The issue here is concussions, preventable in a way, by eliminating head shots, but not entirely preventable because you can’t eliminate incidental and accidental contact, the kind that has put Crosby’s season on hold.
Hockey has changed dramatically since the lockout of 2004 — and not all of it for the best. The game has never been faster, the skill level has never been higher and the demands on the athletes have never been more extreme. All you have to do is watch the gold medal game of the 2010 Olympics and juxtapose it alongside the great Canada-Russia games of 1972 to understand that the sport may have the same name, but the game being played is entirely different. The speed is more extreme than ever before, and post-lockout, with obstruction removed, the red line gone, goaltenders limited with their puck handling, the shifts are significantly shorter, the equipment harder, pressure greater to finish checks, the game has never been more exciting and more dangerous all at the very same time.
On the scale of all-time terrible or dangerous hockey hits, you will not find Chara’s hit on Pacioretty. The result was horrifying. The actual play was not. Almost every night, in almost every NHL rink, there is a hit not unlike what Chara managed on Pacioretty. In this case, what it came down to was, angle of the hit, location on the ice, difference in size of the athletes — had Chara hit Pacioretty five feet earlier or five feet later, there likely would have been no injury and no penalty other than interference. Even Pacioretty, in trying to explain the situation to TSN’s Bob McKenzie, basically contradicted himself. He said he thought it was intentional on Chara’s part, even though Chara has no history of this kind of nonsense. Then he said he was disgusted that there was no suspension by the NHL.
“I thought the league would do something, a little something,” said Pacioretty. “I’m not talking a big number. I don’t know, one game, two games, three games.”
So the injured Pacioretty trips up over his own argument here: If the hit was intentional, as he charges, then the league should have thrown the book at Chara. But how can the hit be intentional if the injured player himself is saying there should be at least a little something?

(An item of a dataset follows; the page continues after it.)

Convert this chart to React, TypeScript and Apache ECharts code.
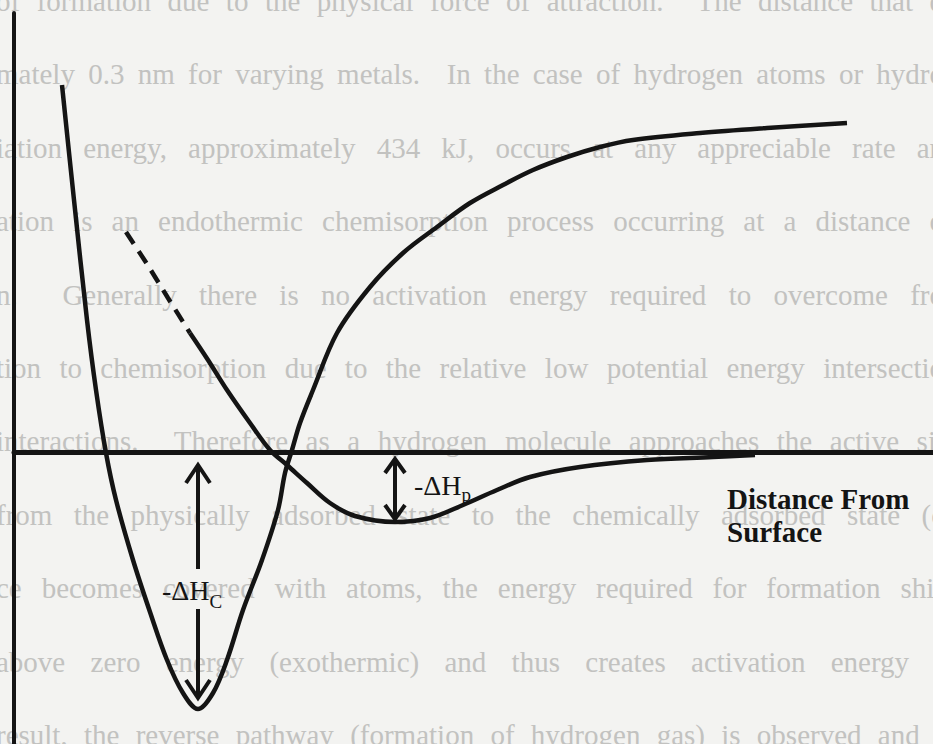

Just like Crosby, but through different circumstances, we don’t know when Pacioretty will play again. But the fact he was so badly injured has caused the usual suspects — a list growing now with Air Canada, the Montreal police and Quebec politicians — to overreact and have their voices heard.
They may not realize it themselves, but they bring a certain levity to a situation that doesn’t really require any. The NHL has more than one problem at hand. It has complex issues that will lead to more talk, more argument, more navel-gazing. This is, after all, hockey. It’s what we do.